Like with Chaucer, he too makes direct reference to the game Hazard, a slightly more complicated version of Craps, while also coining a phrase in 1695 that still exists today.
In Richard II, he uses the numbers to describe a situation where everything has fallen to disorder and misfortune. ‘All is uneven, and everything is left at six and seven,’ the great bard wrote.
Also drawing this connection between the meme and a medieval dice game, David Marcus explained in an opinion piece for Fox how the game of Hazard, popular in pubs and inns across Britain for centuries, actually worked and why ‘6-7’ was considered unfortunate.

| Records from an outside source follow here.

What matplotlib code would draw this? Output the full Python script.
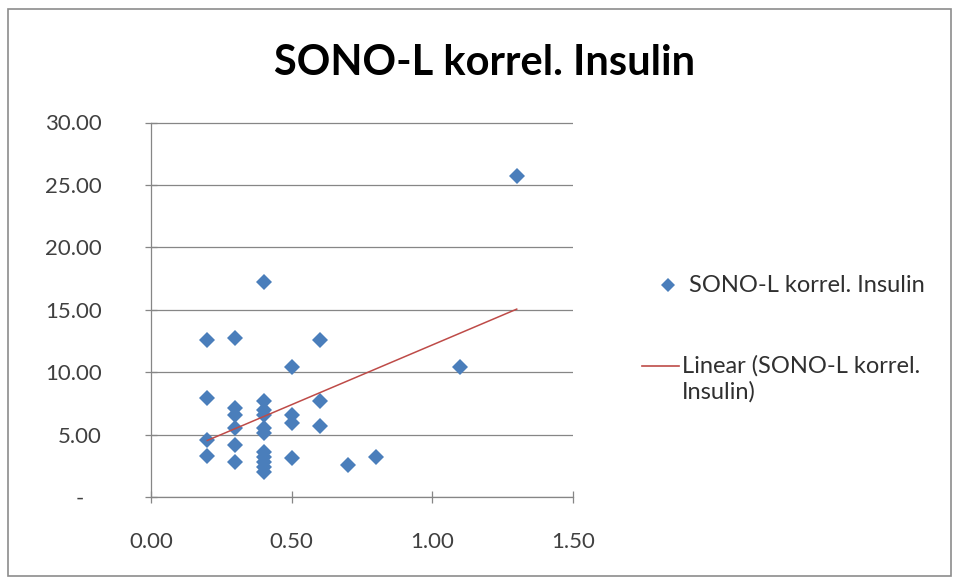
import numpy as np
import matplotlib.pyplot as plt
from matplotlib.patches import Rectangle
from matplotlib.lines import Line2D

# values
x_vals = [0.2, 0.2, 0.2, 0.2,
          0.3, 0.3, 0.3, 0.3, 0.3, 0.3,
          0.4, 0.4, 0.4, 0.4, 0.4, 0.4, 0.4, 0.4, 0.4, 0.4, 0.4,
          0.5, 0.5, 0.5, 0.5,
          0.6, 0.6, 0.6,
          0.7, 0.8, 1.1, 1.3]
y_vals = [12.6, 7.9, 4.6, 3.3,
          12.7, 7.1, 6.6, 5.5, 4.2, 2.8,
          17.2, 7.7, 7.0, 6.6, 5.5, 5.1, 3.6, 3.2, 2.8, 2.4, 2.0,
          10.4, 6.6, 5.9, 3.1,
          12.6, 7.7, 5.7,
          2.6, 3.2, 10.4, 25.7]
y_ticks = [0, 5, 10, 15, 20, 25, 30]
y_tick_labels = ["-   ", "5.00", "10.00", "15.00", "20.00", "25.00", "30.00"]
x_ticks = [0.0, 0.5, 1.0, 1.5]
x_tick_labels = ["0.00", "0.50", "1.00", "1.50"]
series_name = "SONO-L korrel. Insulin"
trend_name = ["Linear (SONO-L korrel.", "Insulin)"]

plt.rcParams['font.family'] = ['Lato', 'DejaVu Sans']

blue = '#4a7ebb'
red = '#be4b48'
W, H = 959, 583

fig = plt.figure(figsize=(9.59, 5.83), dpi=100)
fig.add_artist(Rectangle((0.008, 0.012), 0.984, 0.972, transform=fig.transFigure,
                         fill=False, edgecolor='#8c8c8c', linewidth=1.2))

ax = fig.add_axes([151 / W, 1 - 497 / H, 422 / W, 374.5 / H])

x = np.array(x_vals)
y = np.array(y_vals)
ax.plot(x, y, linestyle='none', marker='D', markersize=8.4,
        color=blue, markeredgewidth=0, zorder=3)

slope, intercept = np.polyfit(x, y, 1)
xt = np.array([x.min(), x.max()])
ax.plot(xt, slope * xt + intercept, color=red, linewidth=1.1, zorder=4)

ax.set_xlim(0, 1.5)
ax.set_ylim(0, 30)
ax.set_xticks(x_ticks)
ax.set_xticklabels(x_tick_labels)
ax.set_yticks(y_ticks)
ax.set_yticklabels(y_tick_labels)
ax.yaxis.grid(True, color='#868686', linewidth=0.9)
ax.set_axisbelow(True)
for s in ['top', 'right']:
    ax.spines[s].set_visible(False)
for s in ['left', 'bottom']:
    ax.spines[s].set_color('#868686')
    ax.spines[s].set_linewidth(0.9)
ax.tick_params(direction='inout', length=9, width=0.9, color='#868686',
               labelsize=16, labelcolor='#404040')
ax.tick_params(axis='x', pad=21)
ax.tick_params(axis='y', pad=31)

fig.text(485 / W, 1 - 75 / H, series_name, ha='center', va='baseline',
         fontsize=30, fontweight='bold', color='black')

# legend, drawn by hand so the line sits on the first text row
leg_size = 17
fig.add_artist(Line2D([668 / W], [1 - 285 / H], marker='D', markersize=7,
                      color=blue, markeredgewidth=0, transform=fig.transFigure))
fig.text(689 / W, 1 - 285 / H, series_name, ha='left', va='center',
         fontsize=leg_size, color='#303030')
fig.add_artist(Line2D([642 / W, 679 / W], [1 - 366 / H, 1 - 366 / H],
                      color=red, linewidth=1.2, transform=fig.transFigure))
fig.text(682 / W, 1 - 366 / H, trend_name[0], ha='left', va='center',
         fontsize=leg_size, color='#303030')
fig.text(682 / W, 1 - 392 / H, trend_name[1], ha='left', va='center',
         fontsize=leg_size, color='#303030')

fig.savefig("out.png", dpi=100)
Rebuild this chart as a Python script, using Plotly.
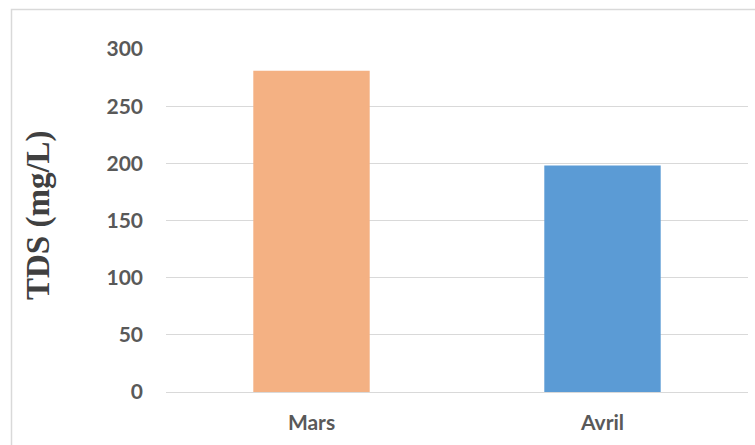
import plotly.graph_objects as go

# TDS measurements per month
months = ["Mars", "Avril"]
tds_values = [281, 198]
bar_colors = ["#F4B183", "#5B9BD5"]
y_ticks = [0, 50, 100, 150, 200, 250, 300]

W, H = 755, 445
L, R, T, B = 166, 7, 49, 53
pw, ph = W - L - R, H - T - B

tick_font = dict(size=21, family="Lato", color="#595959", weight="bold")

fig = go.Figure(
    go.Bar(
        x=months,
        y=tds_values,
        marker=dict(color=bar_colors, line=dict(width=0)),
        width=0.4,
    )
)

fig.update_layout(
    width=W,
    height=H,
    margin=dict(l=L, r=R, t=T, b=B, autoexpand=False),
    paper_bgcolor="white",
    plot_bgcolor="white",
    showlegend=False,
    font=dict(family="Lato", color="#595959"),
)

fig.update_xaxes(
    showgrid=False,
    showline=False,
    ticks="",
    tickfont=tick_font,
    ticklabelstandoff=16,
)

fig.update_yaxes(
    range=[0, 300],
    tickvals=y_ticks,
    showgrid=True,
    gridcolor="#D9D9D9",
    gridwidth=1.2,
    zeroline=True,
    zerolinecolor="#D9D9D9",
    zerolinewidth=1.2,
    showline=False,
    ticks="",
    tickfont=tick_font,
    ticklabelstandoff=22,
)

# Axis title
fig.add_annotation(
    text="<b>TDS (mg/L)</b>",
    xref="paper",
    yref="paper",
    x=(38 - L) / pw,
    y=(H - B - 215) / ph,
    xanchor="center",
    yanchor="middle",
    textangle=-90,
    showarrow=False,
    font=dict(family="Liberation Serif", size=33, color="#404040"),
)

# Chart frame (left and top edges visible)
x_left = (11.5 - L) / pw
y_top = (H - B - 9.5) / ph
x_right = (W + 5 - L) / pw
y_bottom = (H - B - (H + 5)) / ph
fig.add_shape(
    type="rect",
    xref="paper",
    yref="paper",
    x0=x_left,
    x1=x_right,
    y0=y_bottom,
    y1=y_top,
    line=dict(color="#D9D9D9", width=1.5),
    fillcolor="rgba(0,0,0,0)",
    layer="below",
)

fig.write_html("out.html")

He said: “In the game, a player would call out the number he was trying to shoot for, or make, with two six-sided dice. Five, eight and nine were the most likely results. Six and seven, gamblers quickly discovered either through math or experience, offered lower odds and hence less chance of winning.”
Even Jane Austen is linked to the ‘6-7’ meme
Famous for her character-driven Regency romances like Pride and Prejudice, Jane Austen’s writings also surprisingly show the longevity of this old meaning for the modern ‘6-7’ meme.
In an unfinished novel written before she achieved fame titled Catherine, or The Bower, the massively successful female writer shows how the dice game reference has developed as a metaphor over the centuries since Chaucer.
Rather than being deployed simply as a reference to two unlucky numbers that a gambler would have to be confused to shoot for, Austen uses the metaphor to explain her female protagonist’s disordered interior life.
‘Everything as she expressed herself be at sixes and sevens,’ Austen wrote in 1792.
Scholars have claimed that this line as a rejection of the strict view of femininity at the time, showing women’s interior lives as being just as complex and contradictory as a man’s.